What It’s Like to Live in a Permaculture Community

The clock strikes 6 am, the flowers and the birds have awakened, and the Kfardebyan air is saturated with an unfamiliar scent of freedom. The color of the morning sky is as fresh and raw as that of the fruits and vegetables planted in the sacred soil. George’s voice echoes in the distance, “Breakfast is ready!”

The five young farmers come out of their huts, giving grace to the morning sun, grounding themselves with the frequency of the Earth with their bare feet and open hearts. A table full of natural goodness awaits us.

During our morning meal, the topic of the meaning of permaculture farming pops up. “Our footprint on nature should be transparent, even nonexistent,” says George Atallah, one of the founders of Shams permaculture, while filling our cups with organic apple juice. “In order to build a sustainable and renewable permaculture farm, there are many elements of nature that should be working together in harmony. When man treats Mother Earth as a companion and friend, and works with her instead of against her, he can obtain the best of what she has to offer.”

“Permaculture by definition,” he continues, “means permanent agriculture. The base of this practice is built on a mutual understanding between man and nature, something the modern world deeply lacks.”

His words resonate across the breeze that dances with the branches of the apple trees while the sun shares her lucid light with us. The strength of her glow is so intense that it makes us want to get off our seats and caress the warm soil with our footsteps. George ties his long hair, wraps his head in a bandanna, puts on his farmers’ boots and begins guiding me towards the tomato plants.

“So, how did it all start?” I ask.

“It all began in 2013,” he says. “My dear friend Michel, co-founder of Shams, and I, realized that the chaos of the city life was pulling us away from nature in a destructive way. We had had enough.” George approaches a fully-grown tomato plant, picks the red fruit and hands it over to me. “Isn’t it wonderful?” he asks, smiling. “This is how man should eat. Straight from the Earth,” He continues. “Anyway, after getting fed up with the absurdity of working in the media industry, Michel and I left our careers and began researching about permaculture,” He says, while checking up on the health of the plants with his hands. “We started growing organic tomatoes in Michel’s backyard in the village of Ghineh, and slowly tested, observed and understood how nature works and acts when left undisturbed. Through this, however, we only practiced the agricultural factor of the permaculture community,” George clarifies, “After relocating to the Kfardabyan land; us and three other earth-loving friends began working towards accomplishing our mutual dream of living in a permaculture community.”

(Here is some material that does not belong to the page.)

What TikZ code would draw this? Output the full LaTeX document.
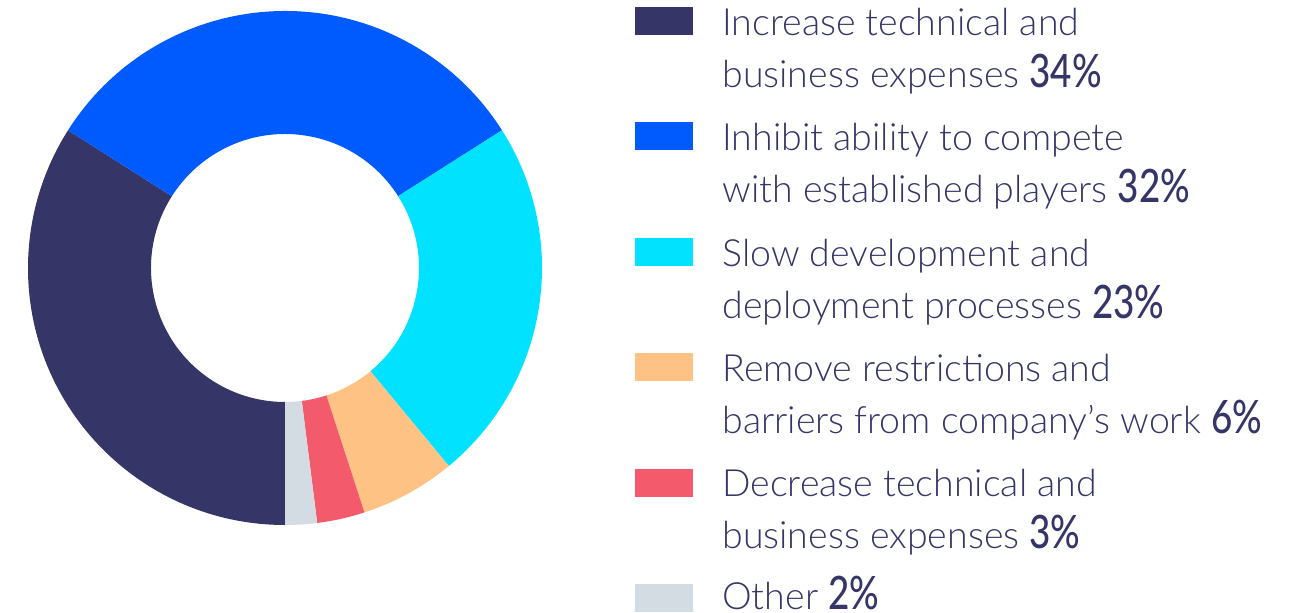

The land on which the Shams farmers now grow their organic products is 14,000 m with an elevation of 1,400 m. When they first found the farmland, it had been designed and cultivated in a very conventional way; with diverse kinds of apple trees, peach trees, grape vines, and wild plants like thyme and elderberry. The young farmers are working on altering the pattern of the agricultural outline in a way that suits their permaculture farming principles. They are also growing organic tomatoes, kale, corn, pumpkins, and other produces with absolutely no incorporation of chemicals or pesticides with the crops. The food they grow is later used in the making of various products, some of which are apple cider vinegar, sugar-free apple, peach and tomato jams, and sun-dried tomatoes, as George describes to me. The goods they make are all for the well-being of our bodies, as oppose to the garbage we normally eat in fast food chains.

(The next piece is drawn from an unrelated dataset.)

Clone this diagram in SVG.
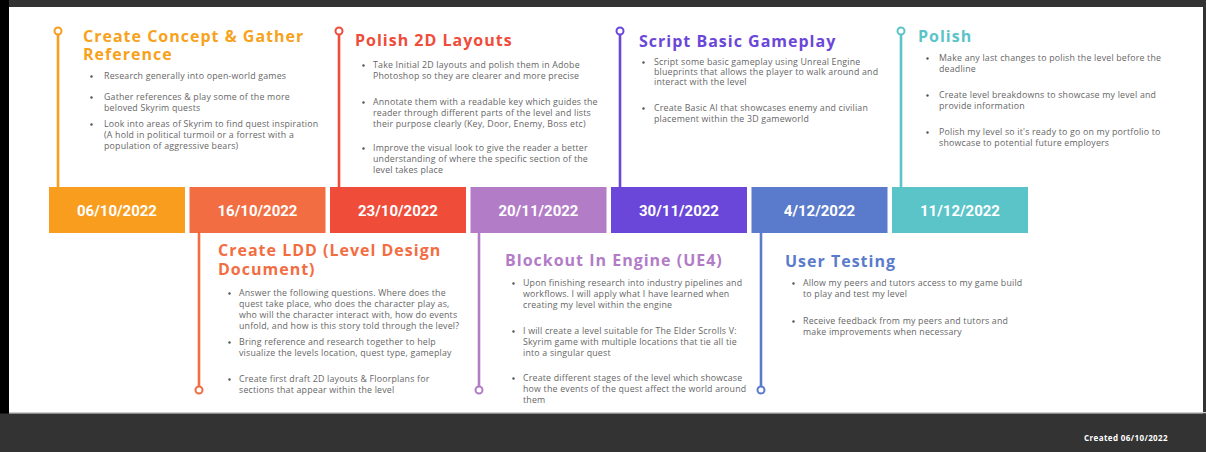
<svg xmlns="http://www.w3.org/2000/svg" width="1206" height="452" viewBox="0 0 1206 452">
<style>
.title{font-family:"Open Sans","Liberation Sans",sans-serif;font-weight:700;font-size:16px;letter-spacing:1px}
.b{font-family:"Open Sans","Liberation Sans",sans-serif;font-size:8.8px;letter-spacing:0.2px;fill:#666}
.date{font-family:Roboto,"Liberation Sans",sans-serif;font-weight:700;font-size:15px;fill:#fff;text-anchor:middle}
.dot{fill:#555}
.stem{stroke-width:2.6;fill:none}
.knob{fill:#fff;stroke-width:2}
.foot{font-family:"Open Sans","Liberation Sans",sans-serif;font-weight:700;font-size:8px;letter-spacing:0.4px;fill:#fff}
</style>
<rect x="0" y="0" width="1206" height="452" fill="#fff"/>
<rect x="0" y="0" width="1206" height="7" fill="#333"/>
<rect x="0" y="0" width="9" height="452" fill="#000"/>
<rect x="1203" y="0" width="3" height="452" fill="#333"/>
<rect x="9" y="412" width="1197" height="1.5" fill="#ccc"/>
<rect x="0" y="413.5" width="1206" height="38.5" fill="#333"/>
<text class="foot" x="1084" y="441">Created 06/10/2022</text>

<g id="connectors">
<line class="stem" x1="58" y1="35" x2="58" y2="187" stroke="#F89D1E"/>
<circle class="knob" cx="58" cy="31" r="3.5" stroke="#F89D1E"/>
<line class="stem" x1="199" y1="233" x2="199" y2="386" stroke="#F36D42"/>
<circle class="knob" cx="199" cy="390" r="3.5" stroke="#F36D42"/>
<line class="stem" x1="339" y1="35" x2="339" y2="187" stroke="#EF4C3A"/>
<circle class="knob" cx="339" cy="31" r="3.5" stroke="#EF4C3A"/>
<line class="stem" x1="479" y1="233" x2="479" y2="386" stroke="#B27CC7"/>
<circle class="knob" cx="479" cy="390" r="3.5" stroke="#B27CC7"/>
<line class="stem" x1="620" y1="35" x2="620" y2="187" stroke="#6A47D8"/>
<circle class="knob" cx="620" cy="31" r="3.5" stroke="#6A47D8"/>
<line class="stem" x1="761" y1="233" x2="761" y2="386" stroke="#5A7BCB"/>
<circle class="knob" cx="761" cy="390" r="3.5" stroke="#5A7BCB"/>
<line class="stem" x1="901" y1="35" x2="901" y2="187" stroke="#5BC4C9"/>
<circle class="knob" cx="901" cy="31" r="3.5" stroke="#5BC4C9"/>
</g>

<g id="m1">
<rect x="49" y="187" width="136" height="46" fill="#F89D1E"/>
<text class="date" x="117" y="215.5">06/10/2022</text>
<text class="title" fill="#F7A21B" x="83" y="42">Create Concept &amp; Gather<tspan x="83" y="60">Reference</tspan></text>
<circle class="dot" cx="91.5" cy="76.5" r="1.2"/>
<text class="b" x="104" y="79">Research generally into open-world games</text>
<circle class="dot" cx="91.5" cy="97.5" r="1.2"/>
<text class="b" x="104" y="100">Gather references &amp; play some of the more</text>
<text class="b" x="104" y="111">beloved Skyrim quests</text>
<circle class="dot" cx="91.5" cy="124.5" r="1.2"/>
<text class="b" x="104" y="127">Look into areas of Skyrim to find quest inspiration</text>
<text class="b" x="104" y="138">(A hold in political turmoil or a forrest with a</text>
<text class="b" x="104" y="149">population of aggressive bears)</text>
</g>

<g id="m2">
<rect x="189.5" y="187" width="136" height="46" fill="#F36D42"/>
<text class="date" x="257.5" y="215.5">16/10/2022</text>
<text class="title" fill="#F36D42" x="218" y="256">Create LDD (Level Design<tspan x="218" y="275">Document)</tspan></text>
<circle class="dot" cx="229.5" cy="293.5" r="1.2"/>
<text class="b" x="239" y="296">Answer the following questions. Where does the</text>
<text class="b" x="239" y="307">quest take place, who does the character play as,</text>
<text class="b" x="239" y="318">who will the character interact with, how do events</text>
<text class="b" x="239" y="329">unfold, and how is this story told through the level?</text>
<circle class="dot" cx="229.5" cy="342.5" r="1.2"/>
<text class="b" x="239" y="345">Bring reference and research together to help</text>
<text class="b" x="239" y="356">visualize the levels location, quest type, gameplay</text>
<circle class="dot" cx="229.5" cy="379.5" r="1.2"/>
<text class="b" x="239" y="382">Create first draft 2D layouts &amp; Floorplans for</text>
<text class="b" x="239" y="393">sections that appear within the level</text>
</g>

<g id="m3">
<rect x="330" y="187" width="136" height="46" fill="#EF4C3A"/>
<text class="date" x="398" y="215.5">23/10/2022</text>
<text class="title" fill="#EF4C3A" x="355" y="46">Polish 2D Layouts</text>
<circle class="dot" cx="363.5" cy="65.5" r="1.2"/>
<text class="b" x="373" y="68">Take Initial 2D layouts and polish them in Adobe</text>
<text class="b" x="373" y="79">Photoshop so they are clearer and more precise</text>
<circle class="dot" cx="363.5" cy="102.5" r="1.2"/>
<text class="b" x="373" y="105">Annotate them with a readable key which guides the</text>
<text class="b" x="373" y="116">reader through different parts of the level and lists</text>
<text class="b" x="373" y="127">their purpose clearly (Key, Door, Enemy, Boss etc)</text>
<circle class="dot" cx="363.5" cy="148.5" r="1.2"/>
<text class="b" x="373" y="151">Improve the visual look to give the reader a better</text>
<text class="b" x="373" y="162">understanding of where the specific section of the</text>
<text class="b" x="373" y="173">level takes place</text>
</g>

<g id="m4">
<rect x="470.5" y="187" width="136" height="46" fill="#B27CC7"/>
<text class="date" x="538.5" y="215.5">20/11/2022</text>
<text class="title" fill="#B27CC7" x="505" y="266">Blockout In Engine (UE4)</text>
<circle class="dot" cx="513.5" cy="283.5" r="1.2"/>
<text class="b" x="523" y="286">Upon finishing research into industry pipelines and</text>
<text class="b" x="523" y="297">workflows. I will apply what I have learned when</text>
<text class="b" x="523" y="308">creating my level within the engine</text>
<circle class="dot" cx="513.5" cy="331.5" r="1.2"/>
<text class="b" x="523" y="334">I will create a level suitable for The Elder Scrolls V:</text>
<text class="b" x="523" y="345">Skyrim game with multiple locations that tie all tie</text>
<text class="b" x="523" y="356">into a singular quest</text>
<circle class="dot" cx="513.5" cy="378.5" r="1.2"/>
<text class="b" x="523" y="381">Create different stages of the level which showcase</text>
<text class="b" x="523" y="392">how the events of the quest affect the world around</text>
<text class="b" x="523" y="403">them</text>
</g>

<g id="m5">
<rect x="611" y="187" width="136" height="46" fill="#6A47D8"/>
<text class="date" x="679" y="215.5">30/11/2022</text>
<text class="title" fill="#6A47D8" x="639" y="47">Script Basic Gameplay</text>
<circle class="dot" cx="643.5" cy="62.5" r="1.2"/>
<text class="b" x="654" y="65">Script some basic gameplay using Unreal Engine</text>
<text class="b" x="654" y="75">blueprints that allows the player to walk around and</text>
<text class="b" x="654" y="85">interact with the level</text>
<circle class="dot" cx="643.5" cy="108.5" r="1.2"/>
<text class="b" x="654" y="111">Create Basic AI that showcases enemy and civilian</text>
<text class="b" x="654" y="122">placement within the 3D gameworld</text>
</g>

<g id="m6">
<rect x="751.5" y="187" width="136" height="46" fill="#5A7BCB"/>
<text class="date" x="819.5" y="215.5">4/12/2022</text>
<text class="title" fill="#5A7BCB" x="785" y="267">User Testing</text>
<circle class="dot" cx="793.5" cy="283.5" r="1.2"/>
<text class="b" x="803" y="286">Allow my peers and tutors access to my game build</text>
<text class="b" x="803" y="297">to play and test my level</text>
<circle class="dot" cx="793.5" cy="321.5" r="1.2"/>
<text class="b" x="803" y="324">Receive feedback from my peers and tutors and</text>
<text class="b" x="803" y="335">make improvements when necessary</text>
</g>

<g id="m7">
<rect x="892" y="187" width="136" height="46" fill="#5BC4C9"/>
<text class="date" x="960" y="215.5">11/12/2022</text>
<text class="title" fill="#5BC4C9" x="918" y="42">Polish</text>
<circle class="dot" cx="927.5" cy="58.5" r="1.2"/>
<text class="b" x="939" y="61">Make any last changes to polish the level before the</text>
<text class="b" x="939" y="72">deadline</text>
<circle class="dot" cx="927.5" cy="95.5" r="1.2"/>
<text class="b" x="939" y="98">Create level breakdowns to showcase my level and</text>
<text class="b" x="939" y="109">provide information</text>
<circle class="dot" cx="927.5" cy="132.5" r="1.2"/>
<text class="b" x="939" y="135">Polish my level so it's ready to go on my portfolio to</text>
<text class="b" x="939" y="146">showcase to potential future employers</text>
</g>
</svg>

After fifteen minutes of hiking and talking, we reach a wildly flowing river. How much more magical can a forest get?

“Does the water pollution which is overwhelmingly affecting almost all the agricultural produces in Lebanon affect your organic farming?” I ask George, who is checking the coldness of the water with his fingers.

“It’s the perfect time and place to pop this question up,” He responds, grinning. “Luckily, we don’t deal with the devastating issue of water pollution since the water source of the Shams farmland is directly from a nearby spring called The Honey Spring. There is no cross-contamination with wastewater and sewage.”

After I express my personal admiration about the project, George thanks me and says, “You know, coexisting with Nature is all what humanity needs. Through it, man learns patience, organization, modesty and compassion,” He pauses for a moment of gratitude and continues, “When you try to comprehend the ways of Mother Nature, you understand the reason you exist, where you have come from and where you are eventually going to. You realize how your intelligence is so minimal in contrast to that of the Earth, and through doing that you go back to your natural roots, where ego and the sense of superiority over the elementary creations does not exist.”

A smile paints our faces as we look at the magnificence of the river one last time, for noon has already arrived, and it is time to get back up on our feet and return to help the other farmers with their benignant tasks.

As we all later sit to have lunch, I ask George, “If you had one thing to say to Mother Nature, what would it be?”

“Thank you,” he responds with a peaceful smile, “Thank you for giving and giving and not asking for anything in return.”

We fill our glasses with sugar-free, organic apple juice, and raise a toast for the mother of all.